If this country stops destroying its rivers and poisoning ground water, it will also solve its drinking water problem.

VIJAY SHEEL JAIN, Ludhiana

 


II

The writer has pointed out well-known fact of water famine in near future. The reasons pointed out are various. One of the problem is unabated deforestation.

The water is being used to cleaning floors, clothes, and for building of new houses. And the worst is use of water for watering of kitchen gardens. Availability of inexpensive water has encouraged people to misuse water !

According to the WHO, water management in India should be privatised before a alarming situation arises.

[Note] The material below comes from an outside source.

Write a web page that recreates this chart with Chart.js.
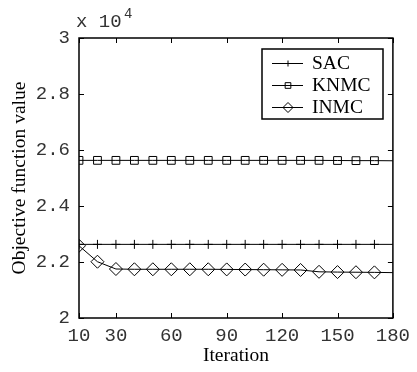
<!DOCTYPE html>
<html>
<head>
<meta charset="utf-8">
<script src="https://cdn.jsdelivr.net/npm/chart.js@4/dist/chart.umd.min.js"></script>
<style>
  body { margin: 0; background: #fff; }
  canvas { display: block; }
</style>
</head>
<body>
<canvas id="obj_chart" width="417" height="372"></canvas>
<script>
// iterations and objective values (raw, shown as x 10^4)
const iterations = [10, 20, 30, 40, 50, 60, 70, 80, 90, 100, 110, 120, 130, 140, 150, 160, 170, 180];
const sac  = [22630, 22630, 22630, 22630, 22630, 22630, 22630, 22630, 22630, 22630, 22630, 22630, 22630, 22630, 22630, 22630, 22630, 22630];
const knmc = [25630, 25630, 25630, 25630, 25630, 25630, 25630, 25630, 25630, 25630, 25630, 25630, 25630, 25630, 25625, 25620, 25620, 25615];
const inmc = [22580, 22010, 21750, 21740, 21740, 21740, 21740, 21740, 21735, 21730, 21725, 21720, 21715, 21650, 21640, 21635, 21630, 21620];
const xTicks = [10, 30, 60, 90, 120, 150, 180];
const yTicks = [20000, 22000, 24000, 26000, 28000, 30000];
const labels = ['SAC', 'KNMC', 'INMC'];
const markers = ['cross', 'rect', 'rectRot'];
const markerSize = [4.5, 5.5, 6.5];

const MONO = "'Liberation Mono', monospace";
const SERIF = "'Liberation Serif', serif";

function pts(vals) {
    return iterations.map(function(x, i) { return {x: x, y: vals[i]}; });
}

function makeSet(i, vals) {
    return {
        label: labels[i],
        data: pts(vals),
        borderColor: '#000',
        backgroundColor: 'rgba(0,0,0,0)',
        borderWidth: 1,
        tension: 0,
        pointStyle: markers[i],
        pointBorderColor: '#000',
        pointBackgroundColor: 'rgba(0,0,0,0)',
        pointBorderWidth: 1,
        // no marker on the last iteration
        pointRadius: function(c) { return c.raw && c.raw.x === 180 ? 0 : markerSize[i]; },
        pointHoverRadius: markerSize[i]
    };
}

// frame, inward ticks, exponent label and legend box
const decor = {
    id: 'decor',
    afterDraw: function(chart) {
        const ctx = chart.ctx;
        const a = chart.chartArea;
        const xs = chart.scales.x, ys = chart.scales.y;
        ctx.save();
        ctx.strokeStyle = '#000';
        ctx.lineWidth = 1.5;
        ctx.strokeRect(a.left, a.top, a.right - a.left, a.bottom - a.top);
        ctx.lineWidth = 1;
        ctx.beginPath();
        xTicks.forEach(function(v) {
            const px = Math.round(xs.getPixelForValue(v)) + 0.5;
            ctx.moveTo(px, a.bottom); ctx.lineTo(px, a.bottom - 5);
            ctx.moveTo(px, a.top); ctx.lineTo(px, a.top + 5);
        });
        yTicks.forEach(function(v) {
            const py = Math.round(ys.getPixelForValue(v)) + 0.5;
            ctx.moveTo(a.left, py); ctx.lineTo(a.left + 5, py);
            ctx.moveTo(a.right, py); ctx.lineTo(a.right - 5, py);
        });
        ctx.stroke();

        // x 10^4
        ctx.fillStyle = '#333';
        ctx.textBaseline = 'alphabetic';
        ctx.textAlign = 'left';
        ctx.font = '19px ' + MONO;
        ctx.fillText('x 10', a.left - 3, 27);
        ctx.font = '14px ' + MONO;
        ctx.fillText('4', a.left + 45, 18);

        // legend
        const bx = 262, by = 49, bw = 121, bh = 70;
        ctx.fillStyle = '#fff';
        ctx.fillRect(bx, by, bw, bh);
        ctx.lineWidth = 1.5;
        ctx.strokeRect(bx, by, bw, bh);
        chart.data.datasets.forEach(function(ds, i) {
            const y = by + 14 + i * 22;
            ctx.strokeStyle = '#000';
            ctx.lineWidth = 1;
            ctx.beginPath();
            ctx.moveTo(bx + 10, y + 0.5); ctx.lineTo(bx + 41, y + 0.5);
            ctx.stroke();
            ctx.fillStyle = 'rgba(0,0,0,0)';
            Chart.helpers.drawPoint(ctx, {pointStyle: ds.pointStyle, radius: markerSize[i] - 1.5, borderWidth: 1}, bx + 26, y + 0.5);
            ctx.fillStyle = '#000';
            ctx.font = '19.5px ' + SERIF;
            ctx.textBaseline = 'middle';
            ctx.fillText(ds.label, bx + 50, y + 1);
        });
        ctx.restore();
    }
};

const chart = new Chart(document.getElementById('obj_chart').getContext('2d'), {
    type: 'line',
    data: {
        datasets: [makeSet(0, sac), makeSet(1, knmc), makeSet(2, inmc)]
    },
    options: {
        responsive: false,
        animation: false,
        events: [],
        layout: { padding: { left: 0, right: 22, top: 38, bottom: 0 } },
        plugins: { legend: { display: false }, tooltip: { enabled: false } },
        scales: {
            x: {
                type: 'linear',
                min: 10, max: 180,
                grid: { display: false, drawTicks: false },
                border: { display: false },
                afterBuildTicks: function(s) { s.ticks = xTicks.map(function(v) { return {value: v}; }); },
                afterFit: function(s) { s.height = 54; },
                ticks: { color: '#333', font: { family: MONO, size: 19 }, padding: 7, maxRotation: 0, autoSkip: false },
                title: { display: true, text: 'Iteration', color: '#000', font: { family: SERIF, size: 19.5 }, padding: { top: 0, bottom: 4 } }
            },
            y: {
                min: 20000, max: 30000,
                grid: { display: false, drawTicks: false },
                border: { display: false },
                afterBuildTicks: function(s) { s.ticks = yTicks.map(function(v) { return {value: v}; }); },
                afterFit: function(s) { s.width = 79; },
                ticks: {
                    color: '#333', font: { family: MONO, size: 19 }, padding: 9,
                    callback: function(v) { return String(Math.round(v / 1000) / 10); }
                },
                title: { display: true, text: 'Objective function value', color: '#000', font: { family: SERIF, size: 19.5 }, padding: { top: 8, bottom: 0 } }
            }
        }
    },
    plugins: [decor]
});
</script>
</body>
</html>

People should be given monetary help for building underground tanks for harvesting rain water. They can also be educated to treat this water in such a way as it can be used during summers for bathing, washing, and watering kitchen gardens.

ASHOK SHARMA Hamirpur

Hullabaloo over conversions

This refers to Khushwant Singh’s article "The hullabaloo over conversions" (June 7). The writer has raised a very pertinent question about the conversion issue: Whose business is it besides that of the person who wants to convert to another faith?

Certainly, it is the business of the person concerned. They say all religions are equal. If it is really so, then why the hullabaloo over conversions?

In fact, conversions are less a change of faith and are more weapons of protest. In a country where the politics of democracy has reduced the religious communities to mere vote banks, the exploited or disgruntled people take to conversion to give a jolt to the powers-that-be. The ruling classes, therefore, say that conversions lead to social tensions.

If we want that this form of protest is not resorted to by the people, then the custodians of religion have to learn how to take care of all the people. If they have the audacity to justify the killings of five Dalits by saying that cow is more important than the lives of five human beings, then why should the Dalits continue to be a part of the Hindu society?

Religion must also be separated from politics.

As religion is a private matter, so is conversion. If a person really feels that he cannot get inspiration from the Vedas let him choose the Bible or the Koran or whatever else he likes. His right to have religion of his choice is an inalienable fundamental human right.